▶

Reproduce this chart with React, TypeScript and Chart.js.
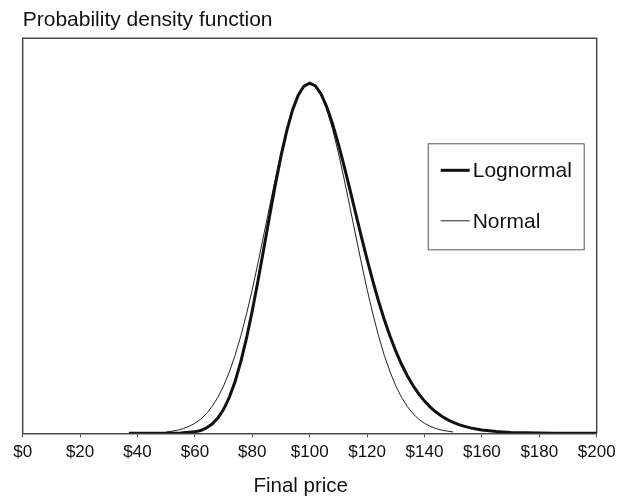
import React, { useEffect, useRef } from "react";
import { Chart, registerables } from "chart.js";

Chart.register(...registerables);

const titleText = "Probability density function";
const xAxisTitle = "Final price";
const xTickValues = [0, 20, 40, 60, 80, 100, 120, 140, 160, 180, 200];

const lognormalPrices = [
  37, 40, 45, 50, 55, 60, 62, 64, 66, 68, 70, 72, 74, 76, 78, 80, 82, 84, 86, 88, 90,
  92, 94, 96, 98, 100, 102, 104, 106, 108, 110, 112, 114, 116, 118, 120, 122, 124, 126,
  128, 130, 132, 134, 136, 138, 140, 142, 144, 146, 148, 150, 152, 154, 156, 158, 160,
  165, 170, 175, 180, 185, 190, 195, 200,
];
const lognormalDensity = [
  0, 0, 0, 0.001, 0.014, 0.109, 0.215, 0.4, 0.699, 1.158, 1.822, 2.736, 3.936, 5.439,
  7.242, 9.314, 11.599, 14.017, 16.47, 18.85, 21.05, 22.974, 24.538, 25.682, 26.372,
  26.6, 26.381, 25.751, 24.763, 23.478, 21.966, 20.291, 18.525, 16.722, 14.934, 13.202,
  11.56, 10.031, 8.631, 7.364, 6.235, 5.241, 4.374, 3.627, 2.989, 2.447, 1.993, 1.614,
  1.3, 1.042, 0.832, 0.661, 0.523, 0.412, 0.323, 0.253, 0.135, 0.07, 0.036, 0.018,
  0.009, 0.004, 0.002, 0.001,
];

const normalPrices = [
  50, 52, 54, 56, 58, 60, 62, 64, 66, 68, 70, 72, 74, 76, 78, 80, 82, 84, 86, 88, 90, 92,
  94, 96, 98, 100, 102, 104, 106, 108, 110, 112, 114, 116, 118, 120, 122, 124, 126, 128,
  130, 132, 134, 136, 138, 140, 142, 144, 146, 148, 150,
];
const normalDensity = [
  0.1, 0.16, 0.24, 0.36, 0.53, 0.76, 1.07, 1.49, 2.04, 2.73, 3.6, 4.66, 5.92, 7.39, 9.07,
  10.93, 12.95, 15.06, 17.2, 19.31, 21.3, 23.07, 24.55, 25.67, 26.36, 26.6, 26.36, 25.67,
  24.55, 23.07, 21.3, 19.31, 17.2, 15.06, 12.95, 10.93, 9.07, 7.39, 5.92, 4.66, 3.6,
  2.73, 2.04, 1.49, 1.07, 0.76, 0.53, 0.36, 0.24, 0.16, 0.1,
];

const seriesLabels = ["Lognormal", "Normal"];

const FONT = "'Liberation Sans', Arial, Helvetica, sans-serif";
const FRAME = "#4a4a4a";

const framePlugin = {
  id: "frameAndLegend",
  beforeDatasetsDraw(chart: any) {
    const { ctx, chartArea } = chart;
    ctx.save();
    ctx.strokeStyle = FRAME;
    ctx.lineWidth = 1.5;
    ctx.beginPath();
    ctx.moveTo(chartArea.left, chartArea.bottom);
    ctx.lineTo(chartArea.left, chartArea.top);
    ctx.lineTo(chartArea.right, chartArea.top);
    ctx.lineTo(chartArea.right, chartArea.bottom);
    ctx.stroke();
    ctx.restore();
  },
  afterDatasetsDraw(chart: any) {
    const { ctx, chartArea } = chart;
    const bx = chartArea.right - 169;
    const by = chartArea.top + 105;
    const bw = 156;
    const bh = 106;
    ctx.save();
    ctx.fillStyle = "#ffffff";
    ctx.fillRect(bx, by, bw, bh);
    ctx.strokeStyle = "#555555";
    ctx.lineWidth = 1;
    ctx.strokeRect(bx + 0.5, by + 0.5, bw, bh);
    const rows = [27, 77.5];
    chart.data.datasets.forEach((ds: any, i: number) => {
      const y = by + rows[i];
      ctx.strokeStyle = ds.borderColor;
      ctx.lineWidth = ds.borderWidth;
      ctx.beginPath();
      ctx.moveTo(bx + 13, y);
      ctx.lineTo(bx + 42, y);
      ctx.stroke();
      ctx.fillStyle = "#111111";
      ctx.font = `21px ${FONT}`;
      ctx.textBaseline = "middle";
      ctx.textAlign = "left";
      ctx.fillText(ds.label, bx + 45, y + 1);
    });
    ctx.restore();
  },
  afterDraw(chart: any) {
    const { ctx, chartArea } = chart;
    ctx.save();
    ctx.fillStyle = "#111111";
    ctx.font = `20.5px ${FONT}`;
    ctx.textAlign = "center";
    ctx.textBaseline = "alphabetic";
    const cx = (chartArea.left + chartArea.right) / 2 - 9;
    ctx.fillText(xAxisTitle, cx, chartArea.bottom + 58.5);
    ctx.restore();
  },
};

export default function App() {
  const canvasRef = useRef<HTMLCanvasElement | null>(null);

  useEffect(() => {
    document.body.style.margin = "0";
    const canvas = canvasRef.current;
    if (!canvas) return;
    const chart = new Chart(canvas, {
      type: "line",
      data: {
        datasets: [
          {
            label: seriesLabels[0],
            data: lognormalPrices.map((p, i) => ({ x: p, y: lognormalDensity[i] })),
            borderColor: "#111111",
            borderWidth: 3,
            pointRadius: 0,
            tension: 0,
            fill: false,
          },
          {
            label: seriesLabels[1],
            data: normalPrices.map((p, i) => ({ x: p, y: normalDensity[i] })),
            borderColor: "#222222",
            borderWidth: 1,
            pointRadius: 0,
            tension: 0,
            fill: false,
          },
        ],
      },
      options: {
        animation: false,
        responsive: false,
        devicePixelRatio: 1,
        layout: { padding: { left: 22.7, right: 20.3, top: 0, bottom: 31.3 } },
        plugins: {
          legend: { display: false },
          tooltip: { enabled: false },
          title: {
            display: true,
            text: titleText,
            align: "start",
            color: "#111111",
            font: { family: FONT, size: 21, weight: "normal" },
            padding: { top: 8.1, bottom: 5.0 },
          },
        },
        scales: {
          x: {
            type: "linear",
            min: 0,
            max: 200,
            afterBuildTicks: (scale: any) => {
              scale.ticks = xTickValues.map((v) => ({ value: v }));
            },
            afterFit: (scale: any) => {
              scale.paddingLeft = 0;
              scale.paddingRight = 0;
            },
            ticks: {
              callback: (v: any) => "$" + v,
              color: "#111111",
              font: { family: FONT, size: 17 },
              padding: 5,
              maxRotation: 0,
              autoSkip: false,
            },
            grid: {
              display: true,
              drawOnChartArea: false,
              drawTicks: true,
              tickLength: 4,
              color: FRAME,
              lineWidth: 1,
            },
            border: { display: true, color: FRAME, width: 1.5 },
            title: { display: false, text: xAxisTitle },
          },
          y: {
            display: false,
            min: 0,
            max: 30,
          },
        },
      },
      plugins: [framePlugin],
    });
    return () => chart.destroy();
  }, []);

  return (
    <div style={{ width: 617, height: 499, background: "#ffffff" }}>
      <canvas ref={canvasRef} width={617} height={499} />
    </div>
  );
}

◀

## SET EXERCISE
Take the material above from its first line through the line holding "160, 180, 200];" and set it down exactly, without the pictures.

## EXERCISE RESULT
Reproduce this chart with React, TypeScript and Chart.js.
import React, { useEffect, useRef } from "react";
import { Chart, registerables } from "chart.js";

Chart.register(...registerables);

const titleText = "Probability density function";
const xAxisTitle = "Final price";
const xTickValues = [0, 20, 40, 60, 80, 100, 120, 140, 160, 180, 200];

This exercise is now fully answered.